Premier League 2020-21 preview No 9: Leeds United

Guardian writers’ predicted position: 10th (NB: this is not necessarily Louise Taylor’s prediction but the average of our writers’ tips)

Last season’s position: 1st in the Championship

Odds to win the league (via Oddschecker): 200-1

Like a lot of Yorkshiremen Steve McClaren once dreamt of managing Leeds. He never did – although there was a time when it came very close to happening – but the former Middlesbrough, FC Twente, Newcastle and England head coach fully understands the innate uncertainty of pre-season.

“You never quite know what’s going to happen,” McClaren reflected during those Newcastle days. “No manager does and if they say they do they’re lying.

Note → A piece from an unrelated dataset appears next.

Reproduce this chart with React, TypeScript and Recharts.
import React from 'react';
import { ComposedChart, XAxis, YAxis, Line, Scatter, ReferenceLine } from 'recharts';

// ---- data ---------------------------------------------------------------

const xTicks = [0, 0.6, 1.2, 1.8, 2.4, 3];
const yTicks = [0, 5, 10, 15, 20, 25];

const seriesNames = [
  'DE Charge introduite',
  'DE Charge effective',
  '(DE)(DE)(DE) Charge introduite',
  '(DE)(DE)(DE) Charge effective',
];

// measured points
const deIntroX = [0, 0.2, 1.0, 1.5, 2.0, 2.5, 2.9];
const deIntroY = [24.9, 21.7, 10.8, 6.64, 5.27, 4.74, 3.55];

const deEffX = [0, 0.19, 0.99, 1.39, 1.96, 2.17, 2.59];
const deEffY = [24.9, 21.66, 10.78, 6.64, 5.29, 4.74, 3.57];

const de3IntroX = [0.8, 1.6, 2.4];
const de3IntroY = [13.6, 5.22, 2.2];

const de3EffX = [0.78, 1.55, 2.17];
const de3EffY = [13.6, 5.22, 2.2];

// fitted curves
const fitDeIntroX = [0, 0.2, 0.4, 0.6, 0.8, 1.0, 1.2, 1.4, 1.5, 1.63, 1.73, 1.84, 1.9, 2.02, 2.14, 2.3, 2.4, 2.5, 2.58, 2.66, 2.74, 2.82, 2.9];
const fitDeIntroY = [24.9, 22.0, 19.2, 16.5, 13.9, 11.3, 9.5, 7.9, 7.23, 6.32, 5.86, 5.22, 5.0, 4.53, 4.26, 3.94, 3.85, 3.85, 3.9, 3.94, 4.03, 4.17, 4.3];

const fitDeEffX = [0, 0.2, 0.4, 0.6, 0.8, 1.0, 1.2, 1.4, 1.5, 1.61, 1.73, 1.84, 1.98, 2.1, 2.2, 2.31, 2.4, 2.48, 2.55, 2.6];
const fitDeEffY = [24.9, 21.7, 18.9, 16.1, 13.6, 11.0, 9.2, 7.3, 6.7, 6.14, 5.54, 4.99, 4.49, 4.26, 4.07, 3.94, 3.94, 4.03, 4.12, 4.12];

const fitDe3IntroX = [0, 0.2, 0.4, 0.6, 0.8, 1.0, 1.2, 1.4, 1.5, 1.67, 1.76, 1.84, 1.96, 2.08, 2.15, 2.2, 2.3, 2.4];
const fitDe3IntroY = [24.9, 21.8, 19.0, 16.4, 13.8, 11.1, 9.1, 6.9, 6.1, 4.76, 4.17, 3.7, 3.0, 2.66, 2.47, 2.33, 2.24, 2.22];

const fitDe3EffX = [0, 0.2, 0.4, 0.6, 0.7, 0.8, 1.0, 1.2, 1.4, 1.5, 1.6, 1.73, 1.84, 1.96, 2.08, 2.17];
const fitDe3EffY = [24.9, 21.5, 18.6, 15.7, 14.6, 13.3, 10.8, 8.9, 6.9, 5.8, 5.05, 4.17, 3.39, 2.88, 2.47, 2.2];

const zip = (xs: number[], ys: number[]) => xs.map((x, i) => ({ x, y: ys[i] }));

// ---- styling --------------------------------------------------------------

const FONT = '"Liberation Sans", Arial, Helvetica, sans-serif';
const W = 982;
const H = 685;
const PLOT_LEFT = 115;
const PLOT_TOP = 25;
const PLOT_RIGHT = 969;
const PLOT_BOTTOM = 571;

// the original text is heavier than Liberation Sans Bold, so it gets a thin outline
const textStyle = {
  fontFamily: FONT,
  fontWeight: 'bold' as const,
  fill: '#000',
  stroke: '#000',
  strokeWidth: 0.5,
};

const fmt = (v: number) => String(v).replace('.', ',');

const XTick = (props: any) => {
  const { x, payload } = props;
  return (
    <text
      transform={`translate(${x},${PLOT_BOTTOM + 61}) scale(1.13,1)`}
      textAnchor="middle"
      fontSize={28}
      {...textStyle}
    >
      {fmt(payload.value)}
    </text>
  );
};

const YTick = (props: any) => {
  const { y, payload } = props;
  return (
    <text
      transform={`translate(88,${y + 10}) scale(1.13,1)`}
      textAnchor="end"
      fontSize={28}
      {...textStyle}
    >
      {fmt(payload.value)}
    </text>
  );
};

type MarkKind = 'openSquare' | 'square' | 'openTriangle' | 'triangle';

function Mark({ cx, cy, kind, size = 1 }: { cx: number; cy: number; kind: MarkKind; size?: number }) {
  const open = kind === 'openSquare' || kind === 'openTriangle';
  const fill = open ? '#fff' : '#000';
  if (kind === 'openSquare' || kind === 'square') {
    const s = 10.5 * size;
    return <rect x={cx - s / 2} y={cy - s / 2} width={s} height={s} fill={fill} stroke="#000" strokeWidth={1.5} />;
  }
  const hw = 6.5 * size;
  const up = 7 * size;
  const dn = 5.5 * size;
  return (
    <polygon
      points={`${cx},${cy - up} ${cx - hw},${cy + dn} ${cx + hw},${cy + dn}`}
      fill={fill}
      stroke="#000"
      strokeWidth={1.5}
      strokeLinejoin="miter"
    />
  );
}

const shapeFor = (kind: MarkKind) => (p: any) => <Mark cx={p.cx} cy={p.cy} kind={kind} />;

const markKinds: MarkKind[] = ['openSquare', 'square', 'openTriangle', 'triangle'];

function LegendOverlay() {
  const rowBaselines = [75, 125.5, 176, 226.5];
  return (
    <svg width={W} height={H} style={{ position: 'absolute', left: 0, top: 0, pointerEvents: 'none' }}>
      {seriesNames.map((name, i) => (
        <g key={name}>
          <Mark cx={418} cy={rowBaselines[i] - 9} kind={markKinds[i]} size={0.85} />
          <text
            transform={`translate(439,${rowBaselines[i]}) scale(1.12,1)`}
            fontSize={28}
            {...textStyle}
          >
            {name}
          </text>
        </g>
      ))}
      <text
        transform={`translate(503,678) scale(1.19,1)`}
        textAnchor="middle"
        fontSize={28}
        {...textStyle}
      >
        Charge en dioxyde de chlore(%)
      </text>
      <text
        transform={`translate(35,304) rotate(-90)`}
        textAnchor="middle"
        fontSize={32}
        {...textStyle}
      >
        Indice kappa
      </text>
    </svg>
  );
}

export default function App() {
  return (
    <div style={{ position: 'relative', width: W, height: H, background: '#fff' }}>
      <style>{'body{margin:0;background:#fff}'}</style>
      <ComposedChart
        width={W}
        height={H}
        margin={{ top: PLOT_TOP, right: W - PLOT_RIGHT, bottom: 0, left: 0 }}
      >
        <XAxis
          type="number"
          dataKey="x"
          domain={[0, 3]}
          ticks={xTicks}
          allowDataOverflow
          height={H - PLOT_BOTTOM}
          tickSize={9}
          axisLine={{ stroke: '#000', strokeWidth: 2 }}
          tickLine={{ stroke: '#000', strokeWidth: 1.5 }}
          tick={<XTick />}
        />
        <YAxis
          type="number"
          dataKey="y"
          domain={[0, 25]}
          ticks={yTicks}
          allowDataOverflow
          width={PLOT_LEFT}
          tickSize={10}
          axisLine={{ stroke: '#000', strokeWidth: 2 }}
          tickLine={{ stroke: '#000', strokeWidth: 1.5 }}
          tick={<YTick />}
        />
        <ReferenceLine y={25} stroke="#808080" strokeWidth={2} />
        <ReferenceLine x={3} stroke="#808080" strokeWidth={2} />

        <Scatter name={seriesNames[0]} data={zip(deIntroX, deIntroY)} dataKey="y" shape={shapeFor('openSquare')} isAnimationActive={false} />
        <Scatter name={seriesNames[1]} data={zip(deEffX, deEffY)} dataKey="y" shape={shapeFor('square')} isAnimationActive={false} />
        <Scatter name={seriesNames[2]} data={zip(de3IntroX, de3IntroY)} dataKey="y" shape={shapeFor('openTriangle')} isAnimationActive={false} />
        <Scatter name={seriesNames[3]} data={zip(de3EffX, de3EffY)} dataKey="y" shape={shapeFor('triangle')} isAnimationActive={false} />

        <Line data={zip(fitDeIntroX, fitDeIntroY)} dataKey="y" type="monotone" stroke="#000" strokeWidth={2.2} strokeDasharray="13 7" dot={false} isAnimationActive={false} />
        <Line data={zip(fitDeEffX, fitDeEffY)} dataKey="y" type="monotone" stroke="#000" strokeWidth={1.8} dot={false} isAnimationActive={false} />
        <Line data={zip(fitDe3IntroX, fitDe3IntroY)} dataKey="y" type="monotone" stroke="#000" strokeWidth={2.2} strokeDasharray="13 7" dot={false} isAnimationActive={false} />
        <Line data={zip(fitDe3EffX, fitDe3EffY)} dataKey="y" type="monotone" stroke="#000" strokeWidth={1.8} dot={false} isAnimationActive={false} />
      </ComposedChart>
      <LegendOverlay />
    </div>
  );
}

You hope your plan’s going to work and you know you’ve done all the right things in training but, until your team actually starts playing games, there’s always that element of doubt. No one’s ever really sure.”

Right now Leeds are shrouded in considerable uncertainty. There’s plenty of excitement, giddy optimism even, but it is impossible to predict what will happen when Marcelo Bielsa is perched back on his blue technical area bucket and his team cross the white line.

Will they emulate the audaciously upward trajectory Sheffield United took last season? Or might Norwich’s gallant struggles be a more realistic template? Yes, in Bielsa, Leeds possess one of the world’s foremost tactical brains but his squad do not mirror their manager’s brilliance.

Moreover their style – high-energy pressing, intricate positional interchanging, perfectly timed overloads, advanced discipline – is relentlessly demanding. Admittedly Mauricio Pochettino, like Pep Guardiola and Zinedine Zidane a true Bielsaite, played a version of the same sort of style at Tottenham but he had better players.

Such caution is leavened by the success of Sheffield United’s swashbuckling overlapping centre-halves in a side of what had once been regarded as strictly League One players. Not to mention the doom-mongers who claimed Leeds and Bielsa would crash and burn in the Championship.

How they finished

Instead, led by the excellent captain and centre-half Liam Cooper – and, remember, he was initially dubbed “League One Liam” – they blew away the second tier. Leeds would probably have been promoted before lockdown had Patrick Bamford’s finishing been as good as his movement.

Given that chances are rarer in the Premier League, Leeds fans must pray that Rodrigo, the £27m marquee Spain striker signed from Valencia, does not mislay his shooting boots as often as Bamford.

The fee for Rodrigo, who can be highly effective in a deeper No 10 style role and has also operated as a winger, could rise to £36m and he is set to collect around £100,000 a week, so Bielsa needs the club’s most expensive signing since Rio Ferdinand’s £18m acquisition from West Ham 20 years ago to hit the ground running.

Further back, Leeds were disappointed when Ben White, last season’s star loanee at centre-half, signed a new contract with Brighton but Bielsa has endeavoured to mitigate the loss of White by signing the Germany international Robin Koch from Freiburg as Cooper’s new partner.